Playing Piano by Foot: Charles Ives & Physical Reorientation
Charles Ives (left), pitcher, ca. 1894 |
Charles Ives and I were teen-agers of about the same age. One day I went up on the hill to the Ives house to visit Charlie, and I found him playing a piano. I was astonished to find that he played it with his feet as well as with his hands. All expert piano players use their feet to affect the piano, but I just learned it that day!At first, I thought that Ryder meant simply that Ives was a smooth operator of the pedals, but I have a sense that this isn't what he meant: Ives literally played the piano using his feet.
This particular anecdote stuck with me as an especially memorable instance of experimentalism for its own sake—that is, for the joy of discovery and exploration into the personally unknown.

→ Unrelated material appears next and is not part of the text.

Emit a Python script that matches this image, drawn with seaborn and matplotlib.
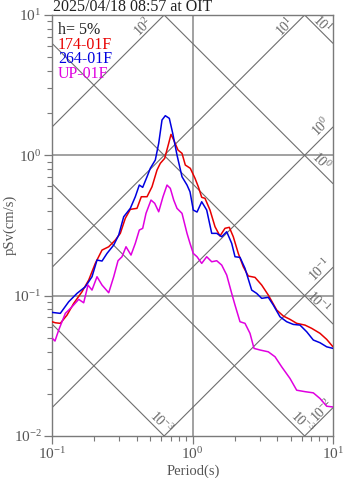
import numpy as np
import pandas as pd
import matplotlib
matplotlib.use("Agg")
import matplotlib.pyplot as plt
import seaborn as sns

# ---------------- data ----------------
title_text = "2025/04/18 08:57 at OIT"
damping_text = "h= 5%"
series_names = ["174-01F", "264-01F", "UP-01F"]
series_colors = ["#e80000", "#0000e0", "#e000e0"]

period_174 = [0.1000, 0.1056, 0.1146, 0.1279, 0.1427, 0.1635, 0.1825, 0.2033, 0.2270, 0.2533,
              0.2822, 0.3063, 0.3324, 0.3609, 0.4027, 0.4321, 0.4746, 0.5150, 0.5590, 0.5899,
              0.6340, 0.6770, 0.7031, 0.7350, 0.7885, 0.8420, 0.8887, 0.9645, 1.042, 1.100,
              1.163, 1.227, 1.332, 1.446, 1.569, 1.703, 1.828, 1.951, 2.118, 2.299,
              2.496, 2.785, 3.108, 3.463, 3.975, 4.429, 4.943, 5.515, 6.319, 7.052,
              8.082, 9.019, 10.0]
psv_174 = [0.0652, 0.0641, 0.0635, 0.0727, 0.0881, 0.1066, 0.1292, 0.1699, 0.2113, 0.2231,
           0.2490, 0.2780, 0.3556, 0.4122, 0.4190, 0.5070, 0.5070, 0.5973, 0.7857, 0.877,
           0.952, 1.218, 1.411, 1.286, 1.091, 1.033, 0.853, 0.808, 0.686, 0.597,
           0.502, 0.494, 0.4075, 0.310, 0.266, 0.302, 0.307, 0.263, 0.200, 0.1607,
           0.138, 0.135, 0.119, 0.1010, 0.0790, 0.0716, 0.0678, 0.0635, 0.0617, 0.0585,
           0.0539, 0.0488, 0.0432]

period_264 = [0.1000, 0.1146, 0.1315, 0.1506, 0.1726, 0.1926, 0.2091, 0.2270, 0.2464, 0.2749,
              0.2983, 0.3238, 0.3609, 0.3916, 0.4182, 0.4421, 0.4746, 0.5008, 0.5436, 0.5747,
              0.6066, 0.6403, 0.6838, 0.7232, 0.7757, 0.8420, 0.9139, 0.9598, 1.013, 1.077,
              1.163, 1.262, 1.370, 1.487, 1.614, 1.752, 1.901, 2.007, 2.178, 2.364,
              2.638, 2.863, 3.108, 3.463, 3.759, 4.196, 4.683, 5.217, 5.823, 6.498,
              7.241, 8.082, 9.019, 10.0]
psv_264 = [0.0760, 0.0748, 0.0905, 0.1038, 0.1157, 0.1364, 0.1794, 0.1765, 0.2001, 0.2294,
           0.2703, 0.3650, 0.4190, 0.5070, 0.6142, 0.5914, 0.7037, 0.8079, 0.9258, 1.218,
           1.785, 1.916, 1.835, 1.435, 1.005, 0.7037, 0.6142, 0.5502, 0.4075, 0.3943,
           0.4669, 0.4075, 0.2780, 0.2780, 0.2630, 0.2854, 0.2359, 0.1894, 0.1875, 0.1565,
           0.1096, 0.1038, 0.0957, 0.0973, 0.0857, 0.0707, 0.0652, 0.0624, 0.0617, 0.0553,
           0.0483, 0.0462, 0.0432, 0.0421]

period_up = [0.1000, 0.1050, 0.1116, 0.1244, 0.1388, 0.1549, 0.1681, 0.1804, 0.1926, 0.2091,
             0.2270, 0.2533, 0.2749, 0.2950, 0.3149, 0.3363, 0.3650, 0.3916, 0.4182, 0.4421,
             0.4667, 0.5066, 0.5383, 0.5747, 0.6166, 0.6585, 0.6950, 0.7350, 0.7757, 0.8420,
             0.9139, 0.9598, 1.013, 1.077, 1.163, 1.262, 1.370, 1.487, 1.614, 1.752,
             1.901, 2.007, 2.178, 2.364, 2.566, 2.740, 3.023, 3.463, 3.866, 4.314,
             4.943, 5.515, 6.319, 7.241, 8.082, 9.019, 10.0]
psv_up = [0.0499, 0.0475, 0.0569, 0.0748, 0.0833, 0.0941, 0.0890, 0.119, 0.1096, 0.1364,
          0.119, 0.1049, 0.1364, 0.1774, 0.1894, 0.2231, 0.1947, 0.2359, 0.2935, 0.3017,
          0.386, 0.480, 0.455, 0.396, 0.507, 0.614, 0.582, 0.480, 0.419, 0.386,
          0.278, 0.236, 0.200, 0.1894, 0.1699, 0.1894, 0.1744, 0.1774, 0.1652, 0.1402,
          0.1038, 0.0857, 0.0652, 0.0635, 0.0539, 0.0421, 0.0410, 0.0398, 0.0367, 0.0311,
          0.0257, 0.0212, 0.0207, 0.0203, 0.0185, 0.0163, 0.0161]

# tripartite guide lines: acceleration (gal) and displacement (cm)
accel_levels = [1e2, 1e1, 1e0, 1e-1, 1e-2]
disp_levels = [1e1, 1e0, 1e-1, 1e-2, 1e-3]

# ---------------- style ----------------
sns.set_theme(style="ticks")
plt.rcParams["font.family"] = ["Liberation Serif", "DejaVu Serif"]
plt.rcParams["mathtext.fontset"] = "custom"
plt.rcParams["mathtext.rm"] = "Liberation Serif"
plt.rcParams["mathtext.it"] = "Liberation Serif:italic"
plt.rcParams["mathtext.bf"] = "Liberation Serif:bold"

GRAY = "#7a7a7a"
TXT = "#555555"

fig = plt.figure(figsize=(3.47, 4.78), dpi=100)
W, H = 347, 478
L, R, T_, B = 52, 333, 15, 436
ax = fig.add_axes([L / W, 1 - B / H, (R - L) / W, (B - T_) / H])
ax.set_xscale("log")
ax.set_yscale("log")
ax.set_xlim(0.1, 10)
ax.set_ylim(0.01, 10)

# decade grid
ax.axvline(1.0, color="#9a9a9a", lw=1.3, zorder=1)
for yv in (1.0, 0.1):
    ax.axhline(yv, color="#9a9a9a", lw=1.3, zorder=1)

# diagonal lines
tt = np.array([0.1, 10.0])
two_pi = 2 * np.pi
for a in accel_levels:
    ax.plot(tt, a * tt / two_pi, color="#6e6e6e", lw=0.8, zorder=1)
for d in disp_levels:
    ax.plot(tt, two_pi * d / tt, color="#6e6e6e", lw=0.8, zorder=1)

# ---------------- spectra ----------------
frames = []
for name, per, sv in zip(series_names, [period_174, period_264, period_up],
                         [psv_174, psv_264, psv_up]):
    frames.append(pd.DataFrame({"period": per, "psv": sv, "comp": name}))
df = pd.concat(frames, ignore_index=True)
sns.lineplot(data=df, x="period", y="psv", hue="comp", hue_order=series_names,
             palette=dict(zip(series_names, series_colors)), estimator=None,
             sort=False, legend=False, lw=1.1, ax=ax, zorder=3)

def pix_to_T(x):
    return 10 ** ((x - L) / (R - L) * 2 - 1)

# diagonal labels: (text, kind, level, x pixel of label, vertical offset px, rotation)
diag_labels = [
    (r"$10^{2}$", "a", 1e2, 143, 9, 45),
    (r"$10^{1}$", "a", 1e1, 285, 8, 45),
    (r"$10^{1}$", "d", 1e1, 322, 8.5, -45),
    (r"$10^{0}$", "a", 1e0, 321, 12, 45),
    (r"$10^{0}$", "d", 1e0, 321, 10.5, -45),
    (r"$10^{-1}$", "a", 1e-1, 320, 10, 45),
    (r"$10^{-1}$", "d", 1e-1, 318, 7, -45),
    (r"$10^{-2}$", "a", 1e-2, 322, 8, 45),
    (r"$10^{-3}$", "d", 1e-2, 302, 11, -45),
    (r"$10^{-3}$", "d", 1e-3, 161, 10.5, -45),
]
for txt, kind, lev, xp, off, rot in diag_labels:
    tp = pix_to_T(xp)
    svp = lev * tp / two_pi if kind == "a" else two_pi * lev / tp
    ax.annotate(txt, xy=(tp, svp), xytext=(0, off * 0.72), textcoords="offset points",
                rotation=rot, ha="center", va="center", rotation_mode="anchor",
                fontsize=10, color="#666666", zorder=2)

# ---------------- axes cosmetics ----------------
for s in ax.spines.values():
    s.set_color(GRAY)
    s.set_linewidth(1.0)
ax.tick_params(axis="both", which="major", direction="out", length=6, width=0.9,
               color=GRAY, labelcolor=TXT, labelsize=11, pad=1.5,
               top=False, right=False, bottom=True, left=True)
ax.tick_params(axis="both", which="minor", direction="out", length=3.5, width=0.8,
               color=GRAY, top=False, right=False, bottom=True, left=True)
ax.set_xlabel("")
ax.set_ylabel("")

fig.text(10 / W, 1 - 225 / H, "pSv(cm/s)", rotation=90, ha="center", va="center",
         fontsize=10.5, color=TXT)
fig.text(193 / W, 1 - 471 / H, "Period(s)", ha="center", va="center",
         fontsize=10.5, color=TXT)
fig.text(53 / W, 1 - 11 / H, title_text, ha="left", va="baseline", fontsize=11.5,
         color="#222222")

legend_texts = [damping_text] + series_names
legend_colors = ["#222222"] + series_colors
for i, (t, c) in enumerate(zip(legend_texts, legend_colors)):
    fig.text(58 / W, 1 - (34 + 14.7 * i) / H, t, ha="left", va="baseline",
             fontsize=11.5, color=c)

fig.savefig("out.png", dpi=100)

Non-goal-oriented play like this comes up elsewhere in Ives's biographical history; in Ives's Memos, edited by John Kirkpatrick, Ives doesn't admit to playing the piano with his feet, but does mention another childhood memory of experimenting with his physical approach at the piano:
When I was a boy, I played in my father's brass band, usually one of the drums. Except when counting rests, the practising was done on a rubber-top cheese box or on the piano. The snare and bass drum parts were written on the same staff, and there were plenty of dittos. In practising the drum parts on the piano (not on the drum—neighbours' requests), I remember getting tired of using the tonic and dominant and subdominant triads, and Doh and Soh etc. in the bass. So [I] got to trying out sets of notes to go with or take-off the drums—for the snare drum, right-hand notes usually closer together—and for the bass drum, wider chords. They had little to do with the harmony of the piece, and were used only as sound-combinations as such. For the explosive notes or heavy accents in either drum, the fist or flat of the hand was sometimes used, usually longer groups in the right hand than left hand..
...I mention the above, not that in itself it is much, but to show how the human ear (not one but all) will learn to digest and handle sounds, the more they are heard and then understood. In this example, what started as boy's play and in fun, gradually worked into something that had a serious side to it that opened up possibilities—and in some ways sometimes valuable, as the ears got used to and acquainted with these various and many dissonant sound combinations. I remember distinctly, after this habit became a matter of years, that going back to the usual consonant triads, chords, etc., something strong seemed more or less missing (at least quite often, if not always)—(a feeling one has now, only worse, after the usual hotel-, boat-, and summer-garden, and most nice concerts). (42-3)"...what started off as boy's play in fun, gradually worked into something that had a serious side to it that opened up possibilities." As the specter of true adulthood (i.e., the need for financial independence) looms like desert heat behind a glass window, I've been thinking more and more about what this upcoming final semester of school should be. Originally, I was thinking to keep working on getting down the basic proficiencies of a "professional modern mainstream jazz musician," but I've also been reminded to take advantage of the opportunity for aimless (although not necessarily unproductive) play.
Early tonight, I had the pleasure of improvising freely in a quartet along with some dancers from Boston Conservatory. One dancer mentioned the concept of finding "authentic movement" through their improvisation classes at the conservatory: motions that depart from the standardly taught motions and more closely fit one's physiology and expressive identity. As we embarked on a half-hour improvisation session, I began experimenting with my physical orientation to the instrument and made some discoveries along the way: for instance, I can actually hear what I sound like to others by just turning the neck around and playing with the bell facing myself (maybe the sonic equivalent of seeing oneself in the mirror for the first time). I also found that just by holding the instrument at a different angle (horizontal to the ground, Lester-like, for instance) changes what I tend to play.
I mentioned some of these discoveries to a pianist friend shortly afterward, and he mentioned a similar exercise a teacher had given him wherein he'd sit very low to the ground and somewhat away from the keyboard, then play the piano with his front torso and arms outstretched; he mentioned that playing the piano that way immediately broke some habitual playing tendencies. Has anybody else found radically re-orienting one's physical relationship to the instrument productive or generative of new ideas?